Internet DRAFT - draft-filsfils-spring-large-scale-interconnect
draft-filsfils-spring-large-scale-interconnect
Network Working Group C. Filsfils, Ed.
Internet-Draft S. Previdi
Intended status: Informational Cisco Systems, Inc.
Expires: September 6, 2019 G. Dawra, Ed.
LinkedIn
W. Henderickx
Nokia
D. Cooper
Level 3
March 5, 2019
Interconnecting Millions Of Endpoints With Segment Routing
draft-filsfils-spring-large-scale-interconnect-13
Abstract
This document describes an application of Segment Routing to scale
the network to support hundreds of thousands of network nodes, and
tens of millions of physical underlay endpoints. This use-case can
be applied to the interconnection of massive-scale DCs and/or large
aggregation networks. Forwarding tables of midpoint and leaf nodes
only require a few tens of thousands of entries.

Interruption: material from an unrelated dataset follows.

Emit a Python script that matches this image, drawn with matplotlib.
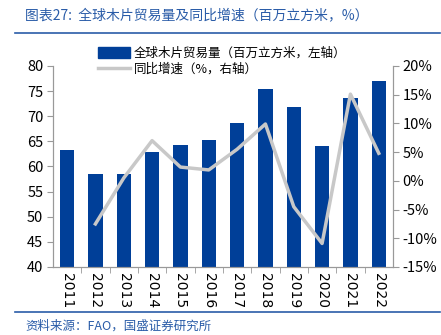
import matplotlib.pyplot as plt
from matplotlib.lines import Line2D

plt.rcParams['font.family'] = ['Noto Sans CJK SC', 'DejaVu Sans']

years = ['2011', '2012', '2013', '2014', '2015', '2016',
         '2017', '2018', '2019', '2020', '2021', '2022']
volume = [63.3, 58.5, 58.6, 62.8, 64.2, 65.3, 68.7, 75.4, 71.9, 64.1, 73.6, 77.1]
growth_years = years[1:]
growth = [-7.5, 0.5, 7.0, 2.4, 1.9, 5.5, 9.9, -4.5, -10.9, 15.1, 4.8]

bar_color = '#003F98'
line_color = '#C8C8C8'
spine_color = '#999999'
title_color = '#2A5CA8'

fig = plt.figure(figsize=(4.41, 3.35), dpi=100)
ax = fig.add_axes([0.120, 0.203, 0.771, 0.600])
ax2 = ax.twinx()

x = list(range(len(years)))
ax.bar(x, volume, width=0.5, color=bar_color, zorder=2)
gx = [years.index(y) for y in growth_years]
ax2.plot(gx, growth, color=line_color, linewidth=2.5, zorder=3)

ax.set_xlim(-0.5, len(years) - 0.5)
ax.set_ylim(40, 80)
ax.set_yticks(range(40, 81, 5))
ax2.set_ylim(-15, 20)
ax2.set_yticks(range(-15, 21, 5))
ax2.set_yticklabels([f'{v}%' for v in range(-15, 21, 5)])

ax.set_xticks(x)
ax.set_xticklabels(years, rotation=-90, fontsize=10, family='DejaVu Sans')
ax.set_xticks([i + 0.5 for i in x[:-1]], minor=True)
ax.tick_params(axis='x', which='major', length=0, pad=4)
ax.tick_params(axis='x', which='minor', length=4, color=spine_color, direction='out')
ax.tick_params(axis='y', length=4, color=spine_color, labelsize=10.5, pad=3)
ax2.tick_params(axis='y', length=4, color=spine_color, labelsize=10.5, pad=3)

for a in (ax, ax2):
    a.spines['top'].set_visible(False)
    for s in ('left', 'right', 'bottom'):
        a.spines[s].set_color(spine_color)
        a.spines[s].set_linewidth(0.8)
ax2.set_zorder(ax.get_zorder() + 1)
ax2.patch.set_visible(False)

handles = [plt.Rectangle((0, 0), 1, 1, color=bar_color),
           Line2D([0], [0], color=line_color, linewidth=2.5)]
labels = ['全球木片贸易量（百万立方米，左轴）', '同比增速（%，右轴）']
fig.legend(handles, labels, loc='upper left', bbox_to_anchor=(0.21, 0.875),
           frameon=False, fontsize=9, handlelength=2.6, handleheight=0.9,
           handletextpad=0.3, labelspacing=0.25, borderaxespad=0)

# title, rules and source note
fig.text(0.057, 0.955, '图表27:  全球木片贸易量及同比增速（百万立方米，%）',
         color=title_color, fontsize=10, style='italic', va='center')
fig.add_artist(Line2D([0.034, 0.998], [0.902, 0.902], color=title_color, linewidth=1.2))
fig.add_artist(Line2D([0.034, 0.998], [0.070, 0.070], color=title_color, linewidth=1.2))
fig.text(0.057, 0.027, '资料来源：FAO，国盛证券研究所', color=title_color,
         fontsize=9, style='italic', va='center')

fig.savefig('out.png', dpi=100)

This may be
achieved by inherert scaleable nature of Segment Routing and designed
proposed in this document.
Status of This Memo
This Internet-Draft is submitted in full conformance with the
provisions of BCP 78 and BCP 79.
Internet-Drafts are working documents of the Internet Engineering
Task Force (IETF). Note that other groups may also distribute
working documents as Internet-Drafts. The list of current Internet-
Drafts is at https://datatracker.ietf.org/drafts/current/.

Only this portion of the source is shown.